### Directions for this task
Print exactly the lines that run from the line containing "Write the Altair code for this chart." to the line containing "bins = [round(i", both included, and nothing else; pictures stay out.
___ Information given ___
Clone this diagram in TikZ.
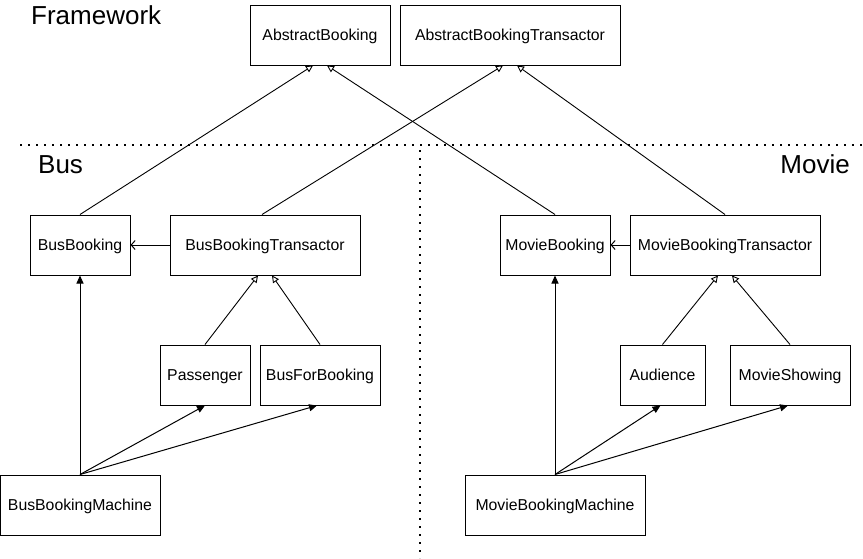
\documentclass[tikz,border=0pt]{standalone}
\usepackage{fontspec}
\setmainfont{Liberation Sans}
\usetikzlibrary{arrows.meta}
\tikzset{
  cls/.style={draw, line width=1pt, rectangle, inner sep=0pt, text height=11.3pt, text depth=0pt, font=\fontsize{15.8}{18}\selectfont},
  title/.style={inner sep=0pt, text height=18.6pt, text depth=0pt, font=\fontsize{26}{30}\selectfont},
  inherit/.style={line width=0.9pt, -{Triangle[open, length=7pt, width=7pt]}},
  assoc/.style={line width=1pt, -{Triangle[length=8pt, width=7pt]}},
  dep/.style={line width=1pt, -{Straight Barb[length=4pt, width=9pt]}},
  sep/.style={line width=1.6pt, dash pattern=on 1.6pt off 6.4pt},
}
\begin{document}
\begin{tikzpicture}[x=1pt, y=-1pt]
\useasboundingbox (0,0) rectangle (863,558);
% titles
\node[title, anchor=west] (fw) at (31,15) {Framework};
\node[title, anchor=west] (bus) at (38,164) {Bus};
\node[title, anchor=east] (mov) at (850,164) {Movie};
% separators
\coordinate (h1) at (20,145);
\coordinate (h2) at (863,145);
\coordinate (v1) at (420,150);
\coordinate (v2) at (420,558);
\draw[sep] (h1) -- (h2);
\draw[sep] (v1) -- (v2);
% framework
\node[cls, minimum width=140pt, minimum height=60pt] (ab) at (320,35) {AbstractBooking};
\node[cls, minimum width=220pt, minimum height=60pt] (abt) at (510,35) {AbstractBookingTransactor};
% bus
\node[cls, minimum width=100pt, minimum height=60pt] (bb) at (80,245) {BusBooking};
\node[cls, minimum width=190pt, minimum height=60pt] (bbt) at (265,245) {BusBookingTransactor};
\node[cls, minimum width=90pt, minimum height=60pt] (pas) at (205,375) {Passenger};
\node[cls, minimum width=120pt, minimum height=60pt] (bfb) at (320,375) {BusForBooking};
\node[cls, minimum width=160pt, minimum height=60pt] (bbm) at (80,505) {BusBookingMachine};
% movie
\node[cls, minimum width=110pt, minimum height=60pt] (mb) at (555,245) {MovieBooking};
\node[cls, minimum width=190pt, minimum height=60pt] (mbt) at (725,245) {MovieBookingTransactor};
\node[cls, minimum width=85pt, minimum height=60pt] (aud) at (662.5,375) {Audience};
\node[cls, minimum width=120pt, minimum height=60pt] (ms) at (790,375) {MovieShowing};
\node[cls, minimum width=180pt, minimum height=60pt] (mbm) at (555,505) {MovieBookingMachine};
% inheritance
\draw[inherit] (bb.north) -- ([xshift=-7pt]ab.south);
\draw[inherit] (mb.north) -- ([xshift=7pt]ab.south);
\draw[inherit] ([xshift=-3pt]bbt.north) -- ([xshift=-7pt]abt.south);
\draw[inherit] (mbt.north) -- ([xshift=7pt]abt.south);
\draw[inherit] (pas.north) -- ([xshift=-7pt]bbt.south);
\draw[inherit] (bfb.north) -- ([xshift=7pt]bbt.south);
\draw[inherit] (aud.north) -- ([xshift=-7pt]mbt.south);
\draw[inherit] (ms.north) -- ([xshift=7pt]mbt.south);
% dependencies
\draw[dep] (bbt.west) -- (bb.east);
\draw[dep] (mbt.west) -- (mb.east);
% associations
\draw[assoc] (bbm.north) -- (bb.south);
\draw[assoc] (bbm.north) -- (pas.south);
\draw[assoc] (bbm.north) -- ([xshift=-3pt]bfb.south);
\draw[assoc] (mbm.north) -- (mb.south);
\draw[assoc] (mbm.north) -- ([xshift=-2pt]aud.south);
\draw[assoc] (mbm.north) -- ([xshift=-2pt]ms.south);
\end{tikzpicture}
\end{document}
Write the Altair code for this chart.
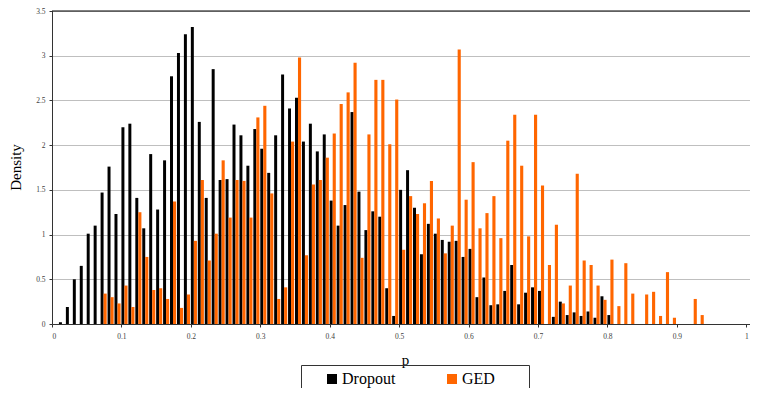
import altair as alt
import pandas as pd

# bin starts (width 0.01)
bins = [round(i / 100, 2) for i in range(100)]

dropout = [
    0.00, 0.02, 0.19, 0.50, 0.65, 1.01, 1.10, 1.47, 1.76, 1.23,
    2.20, 2.24, 1.41, 1.07, 1.90, 1.28, 1.83, 2.77, 3.03, 3.24,
    3.32, 2.26, 1.41, 2.85, 1.61, 1.62, 2.23, 2.11, 1.77, 2.18,
    1.96, 1.69, 2.11, 2.79, 2.41, 2.53, 2.04, 2.24, 1.93, 2.12,
    1.38, 1.10, 1.33, 2.37, 1.48, 1.05, 1.26, 1.20, 0.40, 0.09,
    1.50, 1.72, 1.30, 0.78, 1.12, 1.01, 0.94, 0.92, 0.93, 0.75,
    0.84, 0.30, 0.52, 0.21, 0.22, 0.37, 0.66, 0.22, 0.35, 0.41,
    0.37, 0.00, 0.08, 0.25, 0.10, 0.13, 0.09, 0.14, 0.07, 0.31,
    0.10, 0.00, 0.00, 0.00, 0.00, 0.00, 0.00, 0.00, 0.00, 0.00,
    0.00, 0.00, 0.00, 0.00, 0.00, 0.00, 0.00, 0.00, 0.00, 0.00,
]

ged = [
    0.00, 0.00, 0.00, 0.00, 0.00, 0.00, 0.00, 0.34, 0.30, 0.23,
    0.43, 0.19, 1.25, 0.75, 0.38, 0.40, 0.28, 1.37, 0.18, 0.33,
    0.93, 1.61, 0.71, 1.01, 1.83, 1.19, 1.61, 1.60, 1.19, 2.31,
    2.44, 1.46, 0.28, 0.41, 2.04, 2.98, 0.77, 1.56, 1.61, 1.86,
    2.13, 2.46, 2.59, 2.92, 0.74, 2.12, 2.73, 2.73, 2.01, 2.51,
    0.83, 1.43, 1.23, 1.35, 1.60, 1.18, 0.79, 1.10, 3.07, 1.39,
    1.81, 1.07, 1.24, 1.43, 0.96, 2.05, 2.34, 1.77, 0.98, 2.34,
    1.55, 0.66, 1.11, 0.23, 0.43, 1.68, 0.71, 0.66, 0.43, 0.27,
    0.72, 0.20, 0.68, 0.34, 0.00, 0.33, 0.36, 0.09, 0.58, 0.07,
    0.00, 0.00, 0.28, 0.10, 0.00, 0.00, 0.00, 0.00, 0.00, 0.00,
]

series_names = ["Dropout", "GED"]
series_colors = ["#000000", "#FF6600"]
x_ticks = [round(i / 10, 1) for i in range(11)]
y_ticks = [i / 2 for i in range(8)]

rows = []
for p, d, g in zip(bins, dropout, ged):
    rows.append({"p": p, "series": "Dropout", "density": d})
    rows.append({"p": p, "series": "GED", "density": g})
df = pd.DataFrame(rows)

FONT = "Liberation Serif, Times New Roman, serif"

bars = (
    alt.Chart(df)
    .transform_filter("datum.density > 0")
    .transform_calculate(
        x0="datum.p + (datum.series == 'Dropout' ? 0 : 0.0043)",
        x1="datum.p + (datum.series == 'Dropout' ? 0.0043 : 0.0088)",
    )
    .mark_bar()
    .encode(
        x=alt.X(
            "x0:Q",
            scale=alt.Scale(domain=[0, 1.0054], nice=False, zero=False),
            axis=alt.Axis(
                values=x_ticks,
                format="~g",
                grid=False,
                title="p",
                titleFont=FONT,
                titleX=353,
                titleY=40,
                titleBaseline="alphabetic",
                titleFontSize=15,
                labelFont=FONT,
                labelFontSize=7.5,
                labelPadding=5,
                tickSize=3,
            ),
        ),
        x2="x1:Q",
        y=alt.Y(
            "density:Q",
            scale=alt.Scale(domain=[0, 3.5], nice=False),
            axis=alt.Axis(
                values=y_ticks,
                format="~g",
                grid=True,
                gridColor="#BFBFBF",
                title="Density",
                titleFont=FONT,
                titleX=-36.5,
                titleY=156,
                titleAngle=-90,
                titleAlign="center",
                titleBaseline="middle",
                titleFontSize=15,
                labelFont=FONT,
                labelFontSize=7.5,
                labelPadding=4,
                tickSize=3,
            ),
        ),
        y2=alt.datum(0),
        color=alt.Color(
            "series:N",
            scale=alt.Scale(domain=series_names, range=series_colors),
            legend=alt.Legend(
                title=None,
                orient="none",
                legendX=249,
                legendY=354,
                direction="horizontal",
                symbolType="square",
                symbolSize=100,
                symbolStrokeWidth=0,
                symbolOffset=17,
                labelFont=FONT,
                labelFontSize=16,
                labelColor="#000000",
                labelOffset=2,
                columnPadding=31,
                padding=6,
                strokeColor="#333333",
                labelExpr="datum.label == 'GED' ? 'GED\u00a0\u00a0\u00a0\u00a0\u2800' : datum.label",
            ),
        ),
    )
)

top_line = (
    alt.Chart(pd.DataFrame({"top": [3.5]}))
    .mark_rule(color="#000000", strokeWidth=1)
    .encode(y=alt.Y("top:Q"))
)

chart = (
    alt.layer(bars, top_line)
    .properties(
        width=698,
        height=313,
        padding={"left": 44, "top": 3, "right": 0, "bottom": 64},
        autosize=alt.AutoSizeParams(type="none"),
    )
    .configure_view(stroke=None)
    .configure_axis(
        titleFontWeight="normal",
        titleColor="#000000",
        labelColor="#404040",
        domainColor="#333333",
        tickColor="#333333",
    )
)

chart.save("out.html", embed_options={"renderer": "svg", "actions": False})
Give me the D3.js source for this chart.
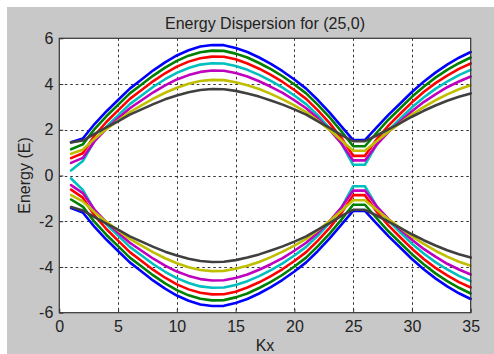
<!DOCTYPE html>
<html>
<head>
<meta charset="utf-8">
<script src="https://cdn.jsdelivr.net/npm/d3@7"></script>
<style>
  html, body { margin: 0; padding: 0; background: #ffffff; }
  svg { display: block; }
  text { font-family: "Liberation Sans", Arial, Helvetica, sans-serif; fill: #222; }
</style>
</head>
<body>
<svg id="chart" width="494" height="354"></svg>
<script>
// Wave-vector index along the tube axis
const kx = [1,2,3,4,5,6,7,8,9,10,11,12,13,14,15,16,17,18,19,20,21,22,23,24,25,26,27,28,29,30,31,32,33,34,35];

// Conduction bands (E > 0)
const cBlue    = [1.45,1.62,2.25,2.8,3.3,3.8,4.2,4.6,4.95,5.25,5.48,5.64,5.71,5.7,5.58,5.4,5.16,4.88,4.56,4.2,3.8,3.3,2.75,2.15,1.55,1.55,2.1,2.65,3.15,3.65,4.1,4.5,4.85,5.15,5.4];
const cGreen   = [1.15,1.36,2.03,2.59,3.09,3.59,3.98,4.37,4.72,5.01,5.24,5.39,5.46,5.45,5.33,5.16,4.92,4.65,4.34,3.98,3.59,3.09,2.54,1.93,1.28,1.28,1.87,2.44,2.94,3.44,3.88,4.28,4.62,4.91,5.16];
const cRed     = [0.76,0.97,1.75,2.34,2.85,3.35,3.74,4.13,4.47,4.76,4.98,5.13,5.2,5.19,5.08,4.9,4.67,4.4,4.09,3.74,3.35,2.85,2.29,1.64,0.86,0.86,1.58,2.18,2.7,3.2,3.65,4.04,4.37,4.66,4.9];
const cCyan    = [0.22,0.63,1.53,2.13,2.63,3.12,3.5,3.88,4.21,4.49,4.7,4.85,4.91,4.9,4.79,4.62,4.4,4.14,3.84,3.5,3.12,2.63,2.07,1.41,0.47,0.47,1.35,1.97,2.48,2.98,3.41,3.79,4.11,4.39,4.62];
const cMagenta = [0.55,0.77,1.5,2.04,2.5,2.94,3.29,3.64,3.94,4.2,4.39,4.53,4.59,4.58,4.48,4.33,4.12,3.88,3.61,3.29,2.94,2.5,1.99,1.4,0.66,0.66,1.35,1.9,2.36,2.81,3.21,3.55,3.86,4.11,4.33];
const cYellow  = [0.95,1.13,1.61,2.03,2.4,2.77,3.07,3.36,3.62,3.84,4.01,4.13,4.18,4.17,4.08,3.95,3.78,3.57,3.33,3.07,2.77,2.4,1.99,1.54,1.08,1.08,1.5,1.91,2.29,2.66,2.99,3.29,3.55,3.77,3.95];
const cBlack   = [1.45,1.53,1.82,2.1,2.37,2.66,2.89,3.12,3.33,3.5,3.64,3.74,3.78,3.77,3.7,3.59,3.45,3.28,3.1,2.89,2.66,2.37,2.08,1.77,1.5,1.5,1.75,2.02,2.29,2.57,2.83,3.06,3.27,3.44,3.59];

// Valence bands (E < 0)
const vBlue    = [-1.42,-1.62,-2.25,-2.8,-3.3,-3.8,-4.2,-4.6,-4.95,-5.25,-5.48,-5.64,-5.71,-5.7,-5.58,-5.4,-5.16,-4.88,-4.56,-4.2,-3.8,-3.3,-2.75,-2.15,-1.55,-1.55,-2.1,-2.65,-3.15,-3.65,-4.1,-4.5,-4.85,-5.15,-5.4];
const vGreen   = [-1.05,-1.36,-2.03,-2.59,-3.09,-3.59,-3.98,-4.37,-4.72,-5.01,-5.24,-5.39,-5.46,-5.45,-5.33,-5.16,-4.92,-4.65,-4.34,-3.98,-3.59,-3.09,-2.54,-1.93,-1.28,-1.28,-1.87,-2.44,-2.94,-3.44,-3.88,-4.28,-4.62,-4.91,-5.16];
const vRed     = [-0.62,-0.97,-1.75,-2.34,-2.85,-3.35,-3.74,-4.13,-4.47,-4.76,-4.98,-5.13,-5.2,-5.19,-5.08,-4.9,-4.67,-4.4,-4.09,-3.74,-3.35,-2.85,-2.29,-1.64,-0.86,-0.86,-1.58,-2.18,-2.7,-3.2,-3.65,-4.04,-4.37,-4.66,-4.9];
const vCyan    = [-0.13,-0.63,-1.53,-2.13,-2.63,-3.12,-3.5,-3.88,-4.21,-4.49,-4.7,-4.85,-4.91,-4.9,-4.79,-4.62,-4.4,-4.14,-3.84,-3.5,-3.12,-2.63,-2.07,-1.41,-0.47,-0.47,-1.35,-1.97,-2.48,-2.98,-3.41,-3.79,-4.11,-4.39,-4.62];
const vMagenta = [-0.42,-0.77,-1.5,-2.04,-2.5,-2.94,-3.29,-3.64,-3.94,-4.2,-4.39,-4.53,-4.59,-4.58,-4.48,-4.33,-4.12,-3.88,-3.61,-3.29,-2.94,-2.5,-1.99,-1.4,-0.66,-0.66,-1.35,-1.9,-2.36,-2.81,-3.21,-3.55,-3.86,-4.11,-4.33];
const vYellow  = [-0.86,-1.13,-1.61,-2.03,-2.4,-2.77,-3.07,-3.36,-3.62,-3.84,-4.01,-4.13,-4.18,-4.17,-4.08,-3.95,-3.78,-3.57,-3.33,-3.07,-2.77,-2.4,-1.99,-1.54,-1.08,-1.08,-1.5,-1.91,-2.29,-2.66,-2.99,-3.29,-3.55,-3.77,-3.95];
const vBlack   = [-1.38,-1.53,-1.82,-2.1,-2.37,-2.66,-2.89,-3.12,-3.33,-3.5,-3.64,-3.74,-3.78,-3.77,-3.7,-3.59,-3.45,-3.28,-3.1,-2.89,-2.66,-2.37,-2.08,-1.77,-1.5,-1.5,-1.75,-2.02,-2.29,-2.57,-2.83,-3.06,-3.27,-3.44,-3.59];

const xTicks = [0,5,10,15,20,25,30,35];
const yTicks = [-6,-4,-2,0,2,4,6];
const titleText = "Energy Dispersion for (25,0)";
const xLabel = "Kx";
const yLabel = "Energy (E)";

// Classic MATLAB line colour order
const palette = ["#0000ff","#008000","#ff0000","#00bfbf","#bf00bf","#bfbf00","#404040"];
const bands = [
  [cBlue, vBlue], [cGreen, vGreen], [cRed, vRed], [cCyan, vCyan],
  [cMagenta, vMagenta], [cYellow, vYellow], [cBlack, vBlack]
];

const W = 494, H = 354;
const box = { left: 59.3, right: 470.7, top: 38.3, bottom: 312.7 };

const svg = d3.select("#chart");

// figure background
svg.append("rect").attr("x", 7).attr("y", 7).attr("width", W - 7).attr("height", H - 7)
  .attr("fill", "#c8c8c8");

const x = d3.scaleLinear().domain([0, 35]).range([box.left, box.right]);
const y = d3.scaleLinear().domain([-6, 6]).range([box.bottom, box.top]);

// axes face
svg.append("rect")
  .attr("x", x(0)).attr("y", y(6))
  .attr("width", x(35) - x(0)).attr("height", y(-6) - y(6))
  .attr("fill", "#ffffff");

// dotted grid
const grid = svg.append("g").attr("stroke", "#333").attr("stroke-width", 1)
  .attr("stroke-dasharray", "2.5,3").attr("fill", "none");
xTicks.filter(t => t > 0 && t < 35).forEach(t => {
  grid.append("line").attr("x1", Math.round(x(t)) + 0.5).attr("x2", Math.round(x(t)) + 0.5)
    .attr("y1", y(6)).attr("y2", y(-6));
});
yTicks.filter(t => t > -6 && t < 6).forEach(t => {
  grid.append("line").attr("y1", Math.round(y(t)) + 0.5).attr("y2", Math.round(y(t)) + 0.5)
    .attr("x1", x(0)).attr("x2", x(35));
});

// band curves
const line = d3.line().x((d, i) => x(kx[i])).y(d => y(d));
const curves = svg.append("g").attr("fill", "none").attr("stroke-width", 2.6)
  .attr("stroke-linejoin", "round").attr("stroke-linecap", "round");
bands.forEach((pair, i) => {
  pair.forEach(vals => {
    curves.append("path").datum(vals).attr("d", line).attr("stroke", palette[i]);
  });
});

// axes with inward ticks
const xAxis = d3.axisBottom(x).tickValues(xTicks).tickFormat(d3.format("d"))
  .tickSizeInner(-4).tickSizeOuter(0).tickPadding(8);
const yAxis = d3.axisLeft(y).tickValues(yTicks).tickFormat(d3.format("d"))
  .tickSizeInner(-4).tickSizeOuter(0).tickPadding(6);

const gx = svg.append("g").attr("transform", `translate(0,${y(-6)})`).call(xAxis);
const gy = svg.append("g").attr("transform", `translate(${x(0)},0)`).call(yAxis);
[gx, gy].forEach(g => {
  g.select(".domain").remove();
  g.selectAll(".tick line").attr("stroke", "#333");
  g.selectAll(".tick text").attr("font-size", 16).attr("fill", "#222")
    .style("font-family", "'Liberation Sans', Arial, sans-serif");
});
gy.selectAll(".tick text").text(d => d < 0 ? "-" + Math.abs(d) : d);

// axes frame
svg.append("rect")
  .attr("x", x(0)).attr("y", y(6))
  .attr("width", x(35) - x(0)).attr("height", y(-6) - y(6))
  .attr("fill", "none").attr("stroke", "#333").attr("stroke-width", 1.2);

// titles
svg.append("text").attr("x", (x(0) + x(35)) / 2).attr("y", 29)
  .attr("text-anchor", "middle").attr("font-size", 16).text(titleText);
svg.append("text").attr("x", (x(0) + x(35)) / 2).attr("y", 351)
  .attr("text-anchor", "middle").attr("font-size", 16).text(xLabel);
svg.append("text").attr("transform", `translate(30,${(y(6) + y(-6)) / 2}) rotate(-90)`)
  .attr("text-anchor", "middle").attr("font-size", 16).text(yLabel);
</script>
</body>
</html>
___
### Finished exercise
Write the Altair code for this chart.
import altair as alt
import pandas as pd

# bin starts (width 0.01)
bins = [round(i / 100, 2) for i in range(100)]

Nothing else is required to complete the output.